Perform Risk Assessments
A crucial part of protecting your staff is knowing what it is they need protecting from. Performing regular, and adequate risk assessments gives you a chance to assess the environment of your workplace. To spot things that could be a risk to the health and safety of your staff, and to find ways to minimize that risk with training, avoidance, equipment, and precaution.
Make sure you do different risk assessments for groups like pregnant women, disabled staff and anyone else who might be at a higher risk, as your work environment may pose them different threats. Once completed, keep a record of these risk assessments, the findings and any changes that you have made to reduce risks, should you need them in the future.
Provide them with the Tools they Need
Training is the first tool that your employees need to keep themselves safe. Risk assessments are a tool for you to keep them safe. Then, there’s the industrial safety gear that your staff needs to do their jobs to the best of their ability without injury or accident. Don’t scrimp on this. Pay what you need to get it right, to keep your staff from getting hurt while they do their jobs.

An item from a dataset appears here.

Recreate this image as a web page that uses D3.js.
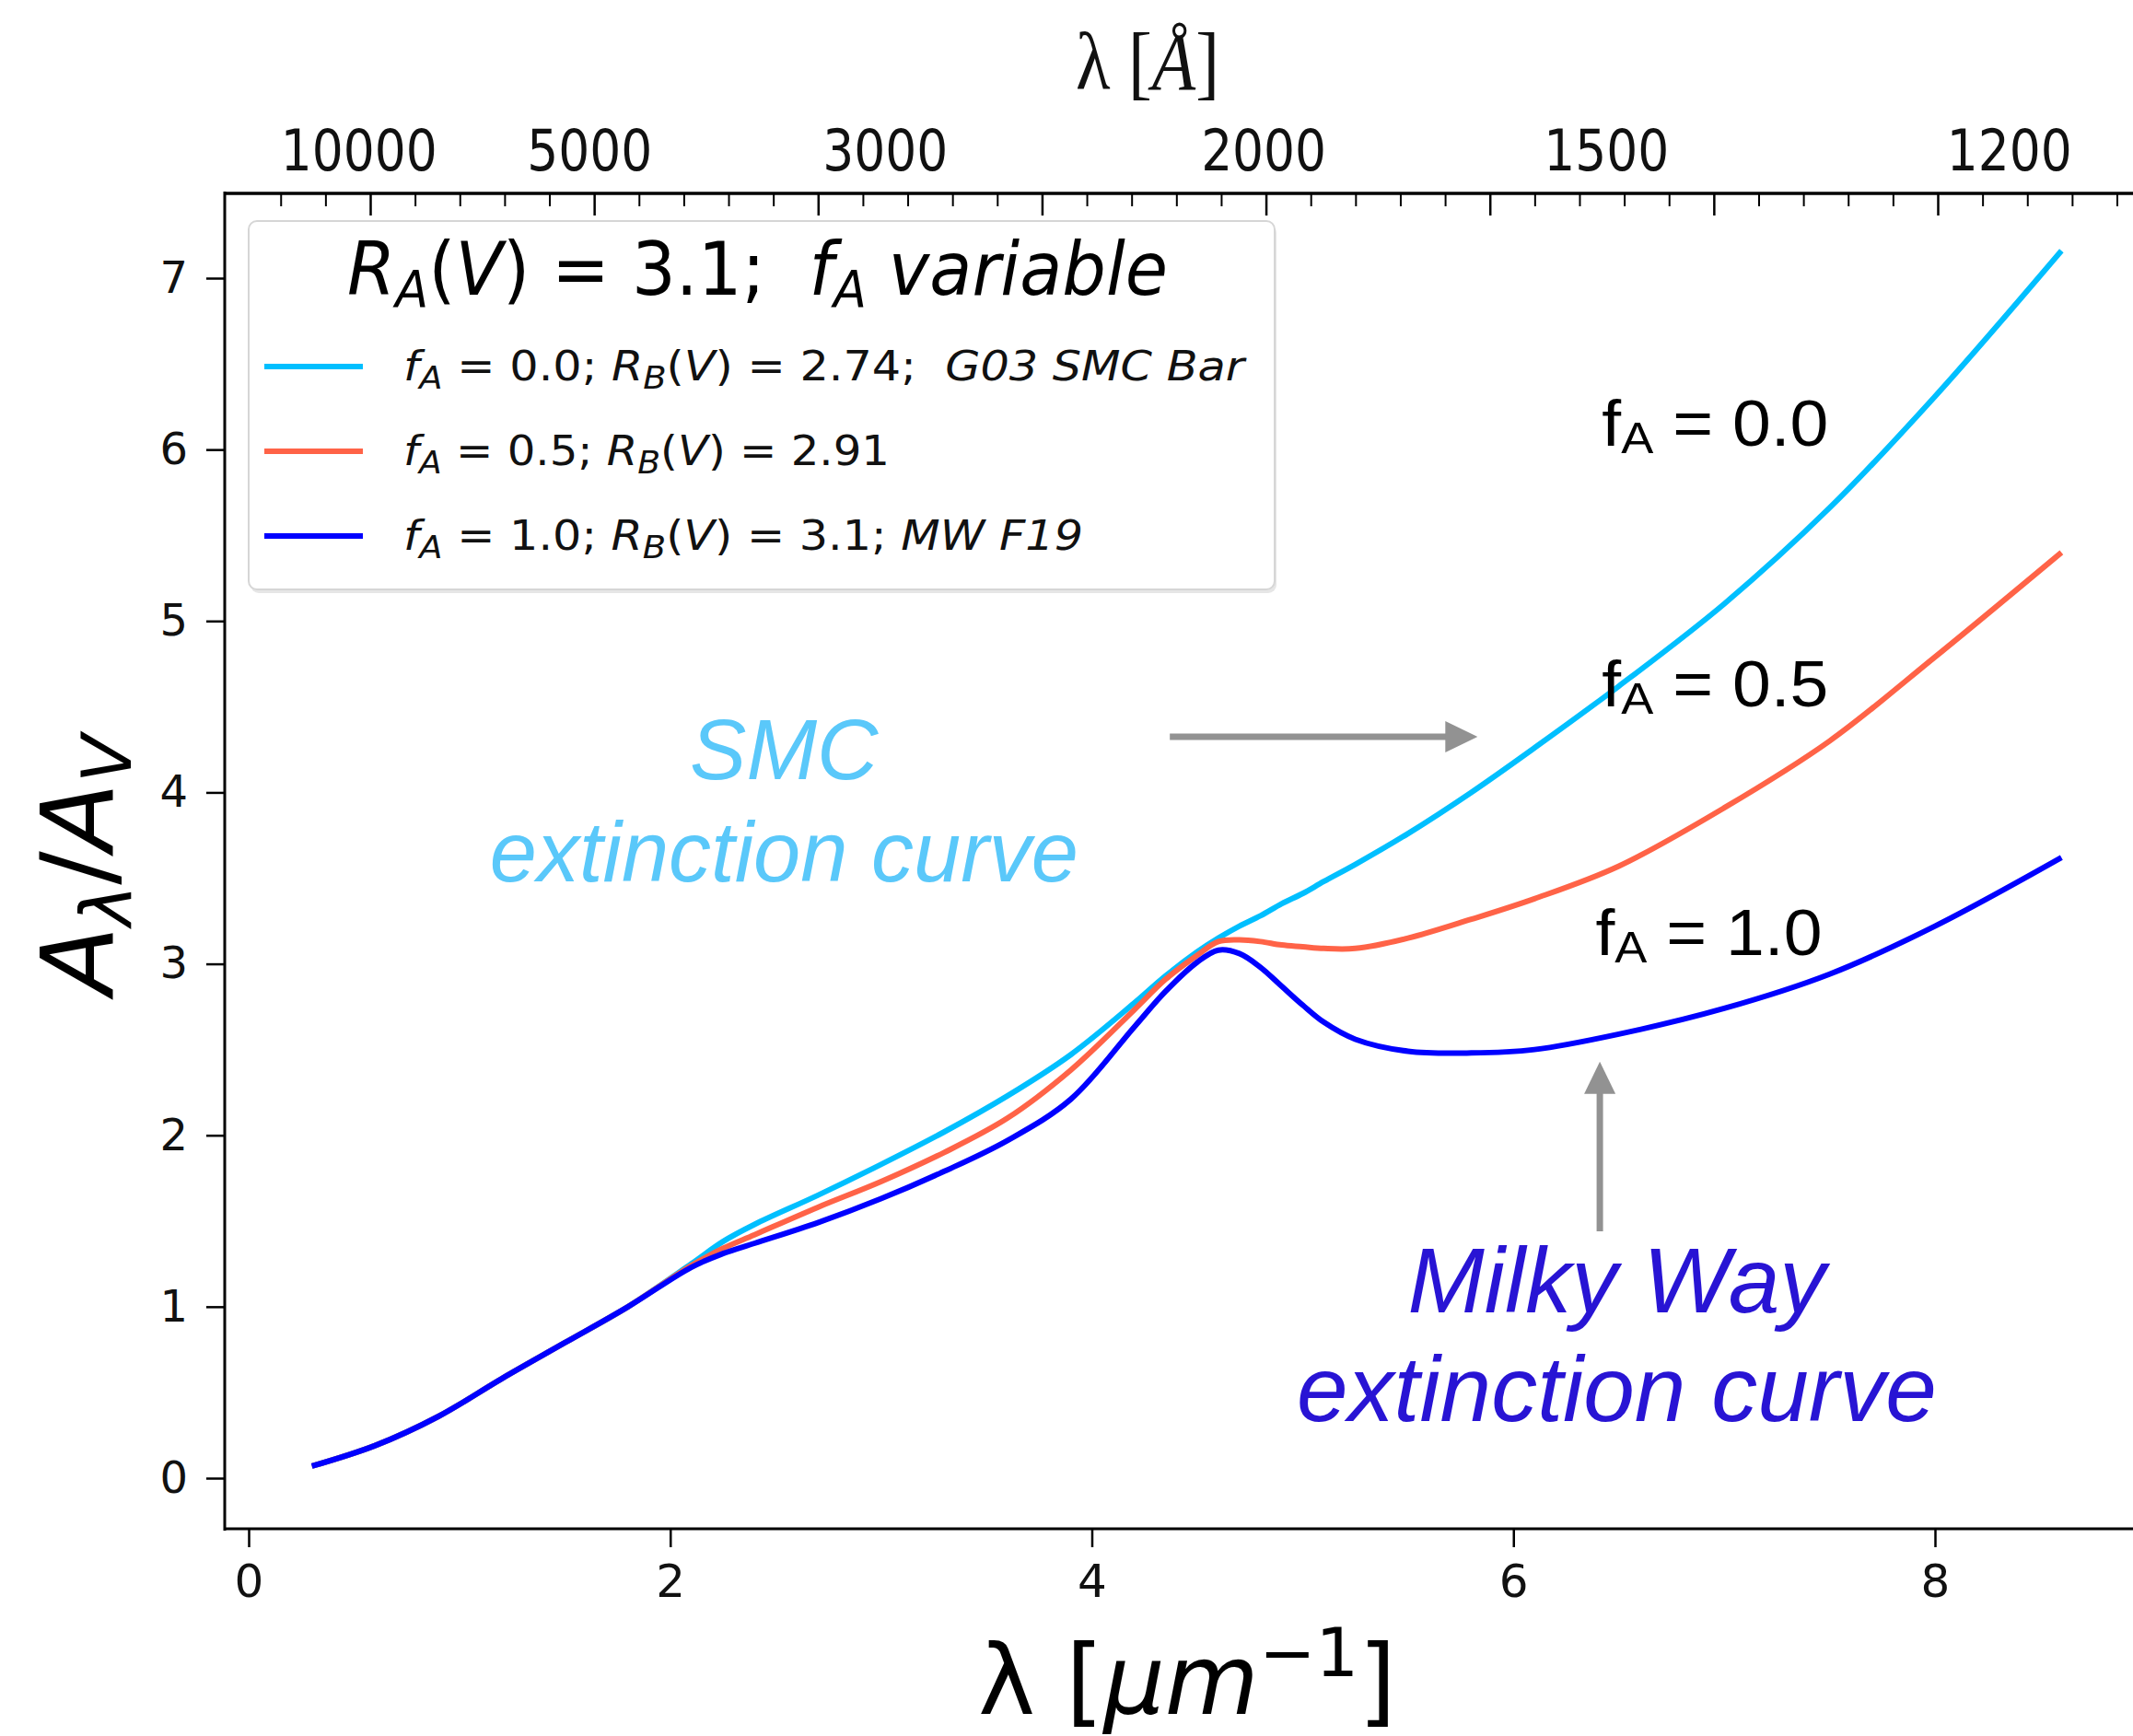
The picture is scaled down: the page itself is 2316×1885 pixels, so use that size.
<!DOCTYPE html>
<html>
<head>
<meta charset="utf-8">
<script src="https://cdnjs.cloudflare.com/ajax/libs/d3/7.8.5/d3.min.js"></script>
<style>
  body { margin: 0; background: #fff; }
  text { white-space: pre; }
</style>
</head>
<body>
<svg id="chart"></svg>
<script>
// wavenumber [1/micron] and A(lambda)/A(V)
const waveNumber = [0.3, 0.6, 0.9, 1.2, 1.5, 1.8, 2.1, 2.25, 2.4, 2.7, 3.0, 3.3, 3.6, 3.9,
  4.2, 4.35, 4.5, 4.6, 4.7, 4.8, 4.9, 5.0, 5.1, 5.25, 5.5, 5.8, 6.1, 6.5, 7.0, 7.5, 8.0, 8.6];
const curveFA00 = [0.07, 0.19, 0.36, 0.58, 0.79, 1.00, 1.25, 1.38, 1.48, 1.65, 1.83, 2.02, 2.23, 2.47,
  2.77, 2.93, 3.07, 3.15, 3.22, 3.28, 3.35, 3.41, 3.48, 3.58, 3.76, 4.00, 4.26, 4.62, 5.10, 5.66, 6.31, 7.16];
const curveFA05 = [0.07, 0.19, 0.36, 0.58, 0.79, 1.00, 1.24, 1.34, 1.42, 1.58, 1.73, 1.90, 2.10, 2.38,
  2.73, 2.91, 3.05, 3.13, 3.14, 3.13, 3.11, 3.10, 3.09, 3.09, 3.15, 3.26, 3.38, 3.57, 3.91, 4.30, 4.79, 5.40];
const curveFA10 = [0.07, 0.19, 0.36, 0.58, 0.79, 1.00, 1.23, 1.31, 1.37, 1.49, 1.63, 1.79, 1.97, 2.21,
  2.63, 2.84, 3.01, 3.08, 3.06, 2.98, 2.87, 2.76, 2.66, 2.56, 2.49, 2.48, 2.50, 2.59, 2.74, 2.94, 3.22, 3.62];

const xTicks = [0, 2, 4, 6, 8];
const yTicks = [0, 1, 2, 3, 4, 5, 6, 7];
const topMajorTicks = [1, 2, 3, 4, 5, 6, 7, 8];
const topLabels = ["10000", "5000", "3000", "2000", "1500", "1200"];
const topLabelAt = [0.95, 1.98, 3.30, 4.99, 6.52, 8.32];

// rich text pieces: [text, kind]  i=italic, n=upright, s=italic subscript, sup=superscript
const legendTitle = [["R", "i"], ["A", "s"], ["(", "n"], ["V", "i"], [") = 3.1;  ", "n"], ["f", "i"], ["A", "s"], [" variable", "i"]];
const legendRows = [
  [["f", "i"], ["A", "s"], [" = 0.0; ", "n"], ["R", "i"], ["B", "s"], ["(", "n"], ["V", "i"], [") = 2.74;  ", "n"], ["G03 SMC Bar", "i"]],
  [["f", "i"], ["A", "s"], [" = 0.5; ", "n"], ["R", "i"], ["B", "s"], ["(", "n"], ["V", "i"], [") = 2.91", "n"]],
  [["f", "i"], ["A", "s"], [" = 1.0; ", "n"], ["R", "i"], ["B", "s"], ["(", "n"], ["V", "i"], [") = 3.1; ", "n"], ["MW F19", "i"]]
];
const legendWidths = [913, 528, 738];
const seriesColors = ["#00bfff", "#ff6347", "#0000ff"];
const series = [curveFA00, curveFA05, curveFA10];

const fLabels = ["0.0", "0.5", "1.0"];
const fLabelAt = [[6.42, 6.02], [6.42, 4.50], [6.39, 3.05]];

const W = 2316, H = 1885;
const svg = d3.select("#chart").attr("width", W).attr("height", H);

const x = d3.scaleLinear().domain([0, 8]).range([270, 2101]);
const y = d3.scaleLinear().domain([0, 7]).range([1605, 302]);
const xTop = d3.scaleLinear().domain([1, 8]).range([402, 2104]);

const plotLeft = 244, plotRight = 2340, plotTop = 210, plotBottom = 1660;

function rich(sel, segs, size, subScale, drop) {
  let cur = 0;
  segs.forEach(s => {
    const t = sel.append("tspan").text(s[0]);
    let target = 0;
    if (s[1] === "i" || s[1] === "s") t.attr("font-style", "italic");
    if (s[1] === "s" || s[1] === "sn") { t.attr("font-size", size * subScale); target = drop; }
    if (s[1] === "sup") { t.attr("font-size", size * subScale); target = -drop; }
    if (target !== cur) t.attr("dy", target - cur);
    cur = target;
  });
}

// curves
const line = d3.line()
  .x((d, i) => x(waveNumber[i]))
  .y(d => y(d))
  .curve(d3.curveCatmullRom.alpha(0.5));

svg.append("g").selectAll("path")
  .data(series)
  .enter()
  .append("path")
  .attr("d", d => line(d))
  .attr("fill", "none")
  .attr("stroke", (d, i) => seriesColors[i])
  .attr("stroke-width", 6)
  .attr("stroke-linecap", "butt");

// spines
svg.append("line").attr("x1", plotLeft).attr("x2", plotLeft).attr("y1", plotTop - 2).attr("y2", plotBottom + 2)
  .attr("stroke", "#000").attr("stroke-width", 3);
svg.append("line").attr("x1", plotLeft).attr("x2", plotRight).attr("y1", plotBottom).attr("y2", plotBottom)
  .attr("stroke", "#000").attr("stroke-width", 3);
svg.append("line").attr("x1", plotLeft).attr("x2", plotRight).attr("y1", plotTop).attr("y2", plotTop)
  .attr("stroke", "#000").attr("stroke-width", 3.5);

// bottom axis
const gx = svg.append("g").attr("transform", `translate(0,${plotBottom})`)
  .call(d3.axisBottom(x).tickValues(xTicks).tickSize(20).tickPadding(18).tickFormat(d3.format("d")));
gx.select(".domain").remove();
gx.selectAll("line").attr("stroke-width", 2.5);
gx.selectAll("text").attr("font-family", "DejaVu Sans").attr("font-size", 50).attr("fill", "#111");

// left axis
const gy = svg.append("g").attr("transform", `translate(${plotLeft},0)`)
  .call(d3.axisLeft(y).tickValues(yTicks).tickSize(20).tickPadding(20).tickFormat(d3.format("d")));
gy.select(".domain").remove();
gy.selectAll("line").attr("stroke-width", 2.5);
gy.selectAll("text").attr("font-family", "DejaVu Sans").attr("font-size", 48).attr("fill", "#111");

// top axis (ticks point inward)
const minorTop = d3.range(0.6, 8.99, 0.2).filter(v => Math.abs(v - Math.round(v)) > 0.05);
const gtMinor = svg.append("g").attr("transform", `translate(0,${plotTop})`)
  .call(d3.axisTop(xTop).tickValues(minorTop).tickSize(-14).tickFormat(""));
gtMinor.select(".domain").remove();
gtMinor.selectAll("line").attr("stroke-width", 2);
const gt = svg.append("g").attr("transform", `translate(0,${plotTop})`)
  .call(d3.axisTop(xTop).tickValues(topMajorTicks).tickSize(-24).tickFormat(""));
gt.select(".domain").remove();
gt.selectAll("line").attr("stroke-width", 2.5);

svg.append("g").selectAll("text")
  .data(topLabels)
  .enter()
  .append("text")
  .attr("x", (d, i) => xTop(topLabelAt[i]))
  .attr("y", 185)
  .attr("text-anchor", "middle")
  .attr("font-family", "DejaVu Sans")
  .attr("font-size", 62)
  .attr("fill", "#111")
  .attr("textLength", d => d.length * 34)
  .attr("lengthAdjust", "spacingAndGlyphs")
  .text(d => d);

// axis titles
const topTitle = svg.append("text")
  .attr("x", 1168).attr("y", 97)
  .attr("font-family", "Liberation Serif")
  .attr("font-size", 88)
  .attr("fill", "#111")
  .attr("textLength", 156)
  .attr("lengthAdjust", "spacingAndGlyphs");
rich(topTitle, [["λ [", "n"], ["Å", "i"], ["]", "n"]], 88, 1, 0);

const xTitle = svg.append("text")
  .attr("x", 1062).attr("y", 1861)
  .attr("font-family", "DejaVu Sans")
  .attr("font-size", 105)
  .attr("fill", "#000")
  .attr("textLength", 454)
  .attr("lengthAdjust", "spacingAndGlyphs");
rich(xTitle, [["λ [", "n"], ["μm", "i"], ["−1", "sup"], ["]", "n"]], 105, 0.7, 41);

const yTitle = svg.append("text")
  .attr("transform", "translate(122,939) rotate(-90)")
  .attr("text-anchor", "middle")
  .attr("font-family", "DejaVu Sans")
  .attr("font-size", 108)
  .attr("fill", "#000")
  .attr("textLength", 282)
  .attr("lengthAdjust", "spacingAndGlyphs");
rich(yTitle, [["A", "i"], ["λ", "s"], ["/", "n"], ["A", "i"], ["V", "s"]], 108, 0.7, 20);

// legend
const lg = svg.append("g");
lg.append("rect").attr("x", 272).attr("y", 244).attr("width", 1114).attr("height", 400).attr("rx", 9)
  .attr("fill", "#e6e6e6");
lg.append("rect").attr("x", 270).attr("y", 240).attr("width", 1114).attr("height", 400).attr("rx", 9)
  .attr("fill", "#fff").attr("stroke", "#d6d6d6").attr("stroke-width", 2);

const lt = lg.append("text")
  .attr("x", 377).attr("y", 320)
  .attr("font-family", "DejaVu Sans").attr("font-size", 80).attr("fill", "#000")
  .attr("textLength", 891).attr("lengthAdjust", "spacingAndGlyphs");
rich(lt, legendTitle, 80, 0.7, 13);

legendRows.forEach((row, i) => {
  const cy = 398 + i * 92;
  lg.append("line").attr("x1", 287).attr("x2", 394).attr("y1", cy).attr("y2", cy)
    .attr("stroke", seriesColors[i]).attr("stroke-width", 6);
  const t = lg.append("text")
    .attr("x", 438).attr("y", cy + 15)
    .attr("font-family", "DejaVu Sans").attr("font-size", 45).attr("fill", "#111")
    .attr("textLength", legendWidths[i]).attr("lengthAdjust", "spacingAndGlyphs");
  rich(t, row, 45, 0.75, 9);
});

// annotations
fLabels.forEach((lab, i) => {
  const t = svg.append("text")
    .attr("x", x(fLabelAt[i][0])).attr("y", y(fLabelAt[i][1]))
    .attr("font-family", "Liberation Sans").attr("font-size", 70).attr("fill", "#000")
    .attr("textLength", 246).attr("lengthAdjust", "spacingAndGlyphs");
  rich(t, [["f", "n"], ["A", "sn"], [" = " + lab, "n"]], 70, 0.7, 8);
});

const noteSMC = [["SMC", 4.08], ["extinction curve", 3.48]];
noteSMC.forEach(d => {
  svg.append("text").attr("x", x(2.54)).attr("y", y(d[1]))
    .attr("text-anchor", "middle").attr("font-family", "Liberation Sans")
    .attr("font-style", "italic").attr("font-size", 92).attr("fill", "#5ac8fa").text(d[0]);
});
const noteMW = [["Milky Way", 0.967], ["extinction curve", 0.333]];
noteMW.forEach(d => {
  svg.append("text").attr("x", x(6.49)).attr("y", y(d[1]))
    .attr("text-anchor", "middle").attr("font-family", "Liberation Sans")
    .attr("font-style", "italic").attr("font-size", 100).attr("fill", "#2814d4").text(d[0]);
});

// gray arrows
const arrowGray = "#929292";
const hx0 = x(4.37), hx1 = x(5.83), hy = y(4.325);
svg.append("line").attr("x1", hx0).attr("x2", hx1 - 32).attr("y1", hy).attr("y2", hy)
  .attr("stroke", arrowGray).attr("stroke-width", 7);
svg.append("path").attr("d", `M${hx1 - 35},${hy - 17}L${hx1},${hy}L${hx1 - 35},${hy + 17}Z`).attr("fill", arrowGray);

const vx = x(6.41), vy0 = y(1.44), vy1 = y(2.43);
svg.append("line").attr("x1", vx).attr("x2", vx).attr("y1", vy0).attr("y2", vy1 + 32)
  .attr("stroke", arrowGray).attr("stroke-width", 7);
svg.append("path").attr("d", `M${vx - 17},${vy1 + 35}L${vx},${vy1}L${vx + 17},${vy1 + 35}Z`).attr("fill", arrowGray);
</script>
</body>
</html>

Then, regularly take the time to check this gear, to make sure it’s still in good condition and working well. Replace it when it needs it, checking the market for updates and improvements before making your purchase.
Look After Machinery
Safety gear isn’t the only thing that you need to keep your team safe. You also need to make sure that any machinery and equipment that they use is safe, effective and free from danger. Check the basics yourself every day, install a cleaning and maintenance checklist to keep everything working well and have machines and equipment serviced regularly and repaired and replaced as needed.
Keep an Open Door
A crucial element of health and safety is communication. Your staff needs to be able to come to you if they have a problem, if they are ill or hurt, or if they are worried about their safety. They need to feel comfortable coming to you if they need to take time off, or if they are concerned about how the workplace is affecting your health. You also need them to come to you if they notice a problem with machinery, equipment or other staff, that needs addressing. So, make sure your workplace has an open-door policy. Encourage open communication and honest on the shop floor, and you’ll always know what’s going on.